Dortmunds Vorstandschef Hans-Joachim Watzke kündigte an, dass die Randale "nicht ohne Folgen" bleiben werde. Am Sonntag sagte Watzke: "Diese Aggressivität kann man einfach nicht mehr mit romantischen Motiven verklären." Er sei "persönlich sehr frustriert" über die Ausschreitungen. "Ich habe mit den betreffenden Gruppen mehr als zwanzig Mal zusammengesessen. Aber es scheint in den Ultra-Verbindungen gar keine Struktur mehr zu geben - das ist den vermeintlichen Anführern offenbar längst alles entglitten."

Dortmund beschäftigt hauptamtlich vier Fanbetreuer, die selbst aus der Ultra-Szene stammen. Watzke schränkte allerdings ein: "Wir haben eigentlich ausschließlich bei den Schalke-Derbys diese Probleme." Ungeklärt ist bisher eine Frage der Polizei-Strategie vor dem Spiel. Am Essener Vorort-Bahnhof Essen-West hatte die Polizei 376 Dortmunder Fans festgesetzt, die sich den üblichen Reisewegen und der Überwachung durch die Polizei offenbar hatten entziehen wollen.

Diese Gruppe wurde zwar in Essen kontrolliert, anschließend aber in Busse gesetzt und zum Stadionbesuch kutschiert. Zu dieser Gruppe, so wird vermutet, gehörten auch die rund zehn Raketenwerfer und ihre schützende Umgebung. Offenbar waren die Kontrollen am Stadion so lax, dass es ausgerechnet dieser schon vorher auffälligen Gruppe möglich war, die Pyrotechnik ins Stadion zu schmuggeln.

Teilausschluss der BVB-Fans?

In den Fan-Foren des BVB hatte sich zunächst die übliche Verharmlosung breit gemacht: Es sei "keiner gestorben", was soll die Aufregung? Erst im Laufe des Sonntags kippte offenbar die Stimmung zugunsten des größeren Anteils der Fans, die zwar zum Teil für das ebenfalls nicht ungefährliche Abbrennen von Bengalos zu haben sind, die aber das gezielte Schießen von Raketen als Grenzüberschreitung qualifizierten. Dass es am Samstag mit dem Schrecken und einigen versengten Jacken abging, war schließlich nur dem Zufall geschuldet.

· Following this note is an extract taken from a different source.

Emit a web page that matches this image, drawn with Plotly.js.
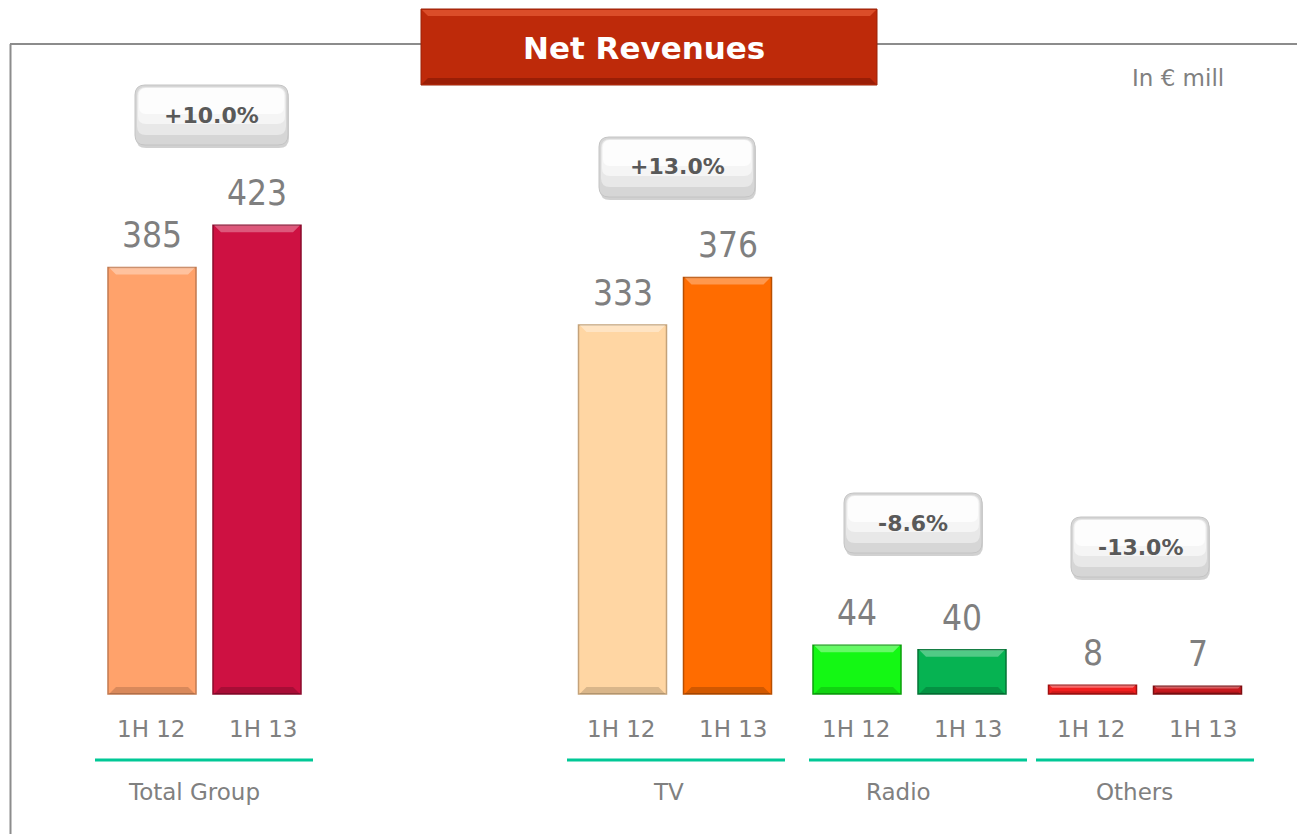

Dortmunds Trainer Jürgen Klopp, der schon nach dem Spiel gesagt hatte, dass er sich "in dem Moment geschämt" habe für den eigenen Anhang, sagte am Sonntag: "Das war ja mehr als ein paar Pyros, die illegal im Block abgebrannt werden. Dass eine der Raketen direkt neben Roman einschlägt - das zeigte ja, dass völlig unkontrolliert herumgeballert wurde." Klopp hatte am Samstag betont, seine Mannschaft habe "nicht deswegen gewonnen, sondern trotz der Raketen". Auch Torwart Weidenfeller meinte: "Emotionen gehören gerne dazu, aber diese Aggressivität schießt völlig übers Ziel hinaus."

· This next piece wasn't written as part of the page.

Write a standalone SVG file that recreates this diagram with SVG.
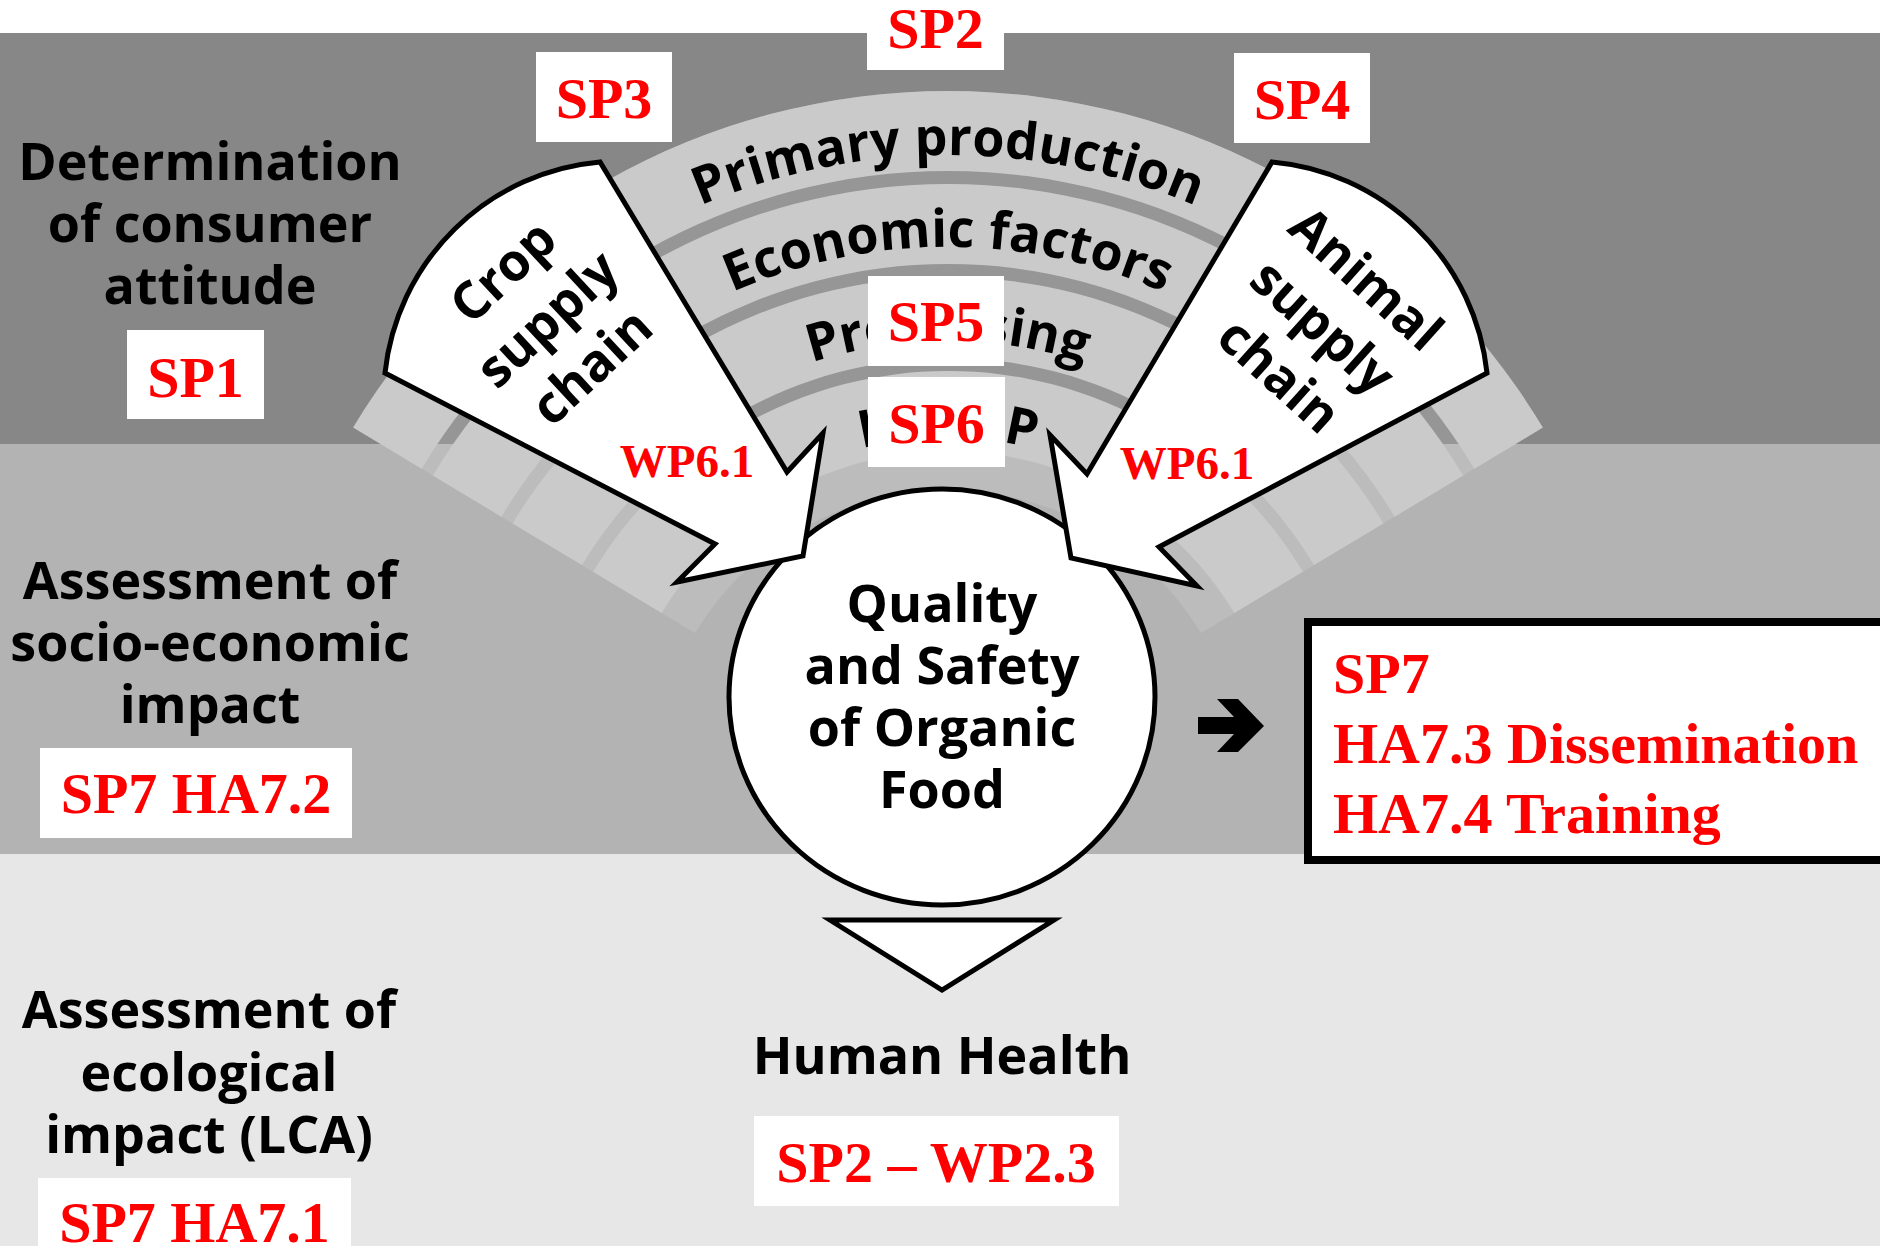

Watzke wollte sich noch nicht festlegen, welche Sanktionen es geben könnte. "Ich warte jetzt auf die Auswertung von Videos und Fotos, wen wir persönlich identifizieren können. Es ist klar, dass es für Täter, die wir trotz der Vermummung erkennen können, bundesweite Stadionverbote geben muss." DFB-Pressesprecher Ralf Köttker kündigte an, dass sich der DFB-Kontrollausschuss "mit den Vorkommnissen beschäftigen" werde. Es wird aus ähnlich gelagerten Fällen abgeleitet, dass auf Borussia Dortmund ein sogenannter Teilausschluss von Zuschauern zukommen könnte. Statt der üblichen 80 000 würden dann nur die Hälfte oder weniger ins Stadion gelassen. Das hätte wirtschaftliche Folgen, würde aber auch das Image bei Sponsoren und im Ausland beschädigen. Auch Schalke drohen als Veranstalter Konsequenzen.

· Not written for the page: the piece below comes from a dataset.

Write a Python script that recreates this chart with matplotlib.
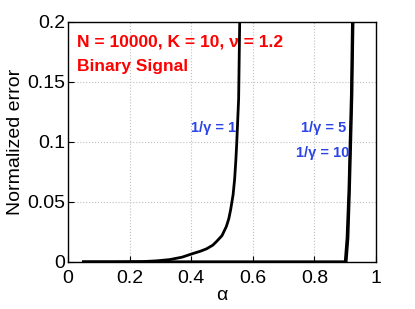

Dortmunds Fans gelten in ihrer Gesamtheit eher als Vorzeige-Fans. Die oft beeindruckenden Choreografien gelten als Schmuckstücke, sie werden oft aus denselben Ultra-Gruppen organisiert, denen auch die Krawallmacher angehören sollen. Gerade "The Unity", die "Desperados", die "Jungborussen" und "Northside" sind in ihrer Zusammensetzung vielschichtig. In Verdacht stehen für die Vorfälle in der Schalker Arena Mitglieder der Gruppen "Desperados" und "Northside".

DFL-Liga-Präsident Reinhard Rauball, auch BVB-Präsident, stufte die Vorfälle als "das Überschreiten einer roten Linie" ein, "die bisher eingehalten wurde". Er wünsche sich von den Fan-Gruppen, mit denen der Ligaverband "sehr konstruktiv" über Pyrotechnik in den Stadien im Dialog sei, "jetzt auch einmal klare Stellungnahmen zu diesen Attacken". Jürgen Klopp meinte am Sonntag: "Es sind natürlich immer wieder Einzelne, die da kein Unrechtsbewusstsein haben. Es geht aber nicht anders, als weiterhin im Dialog zu bleiben und an die ganz große Mehrheit der Vernünftigen zu appellieren."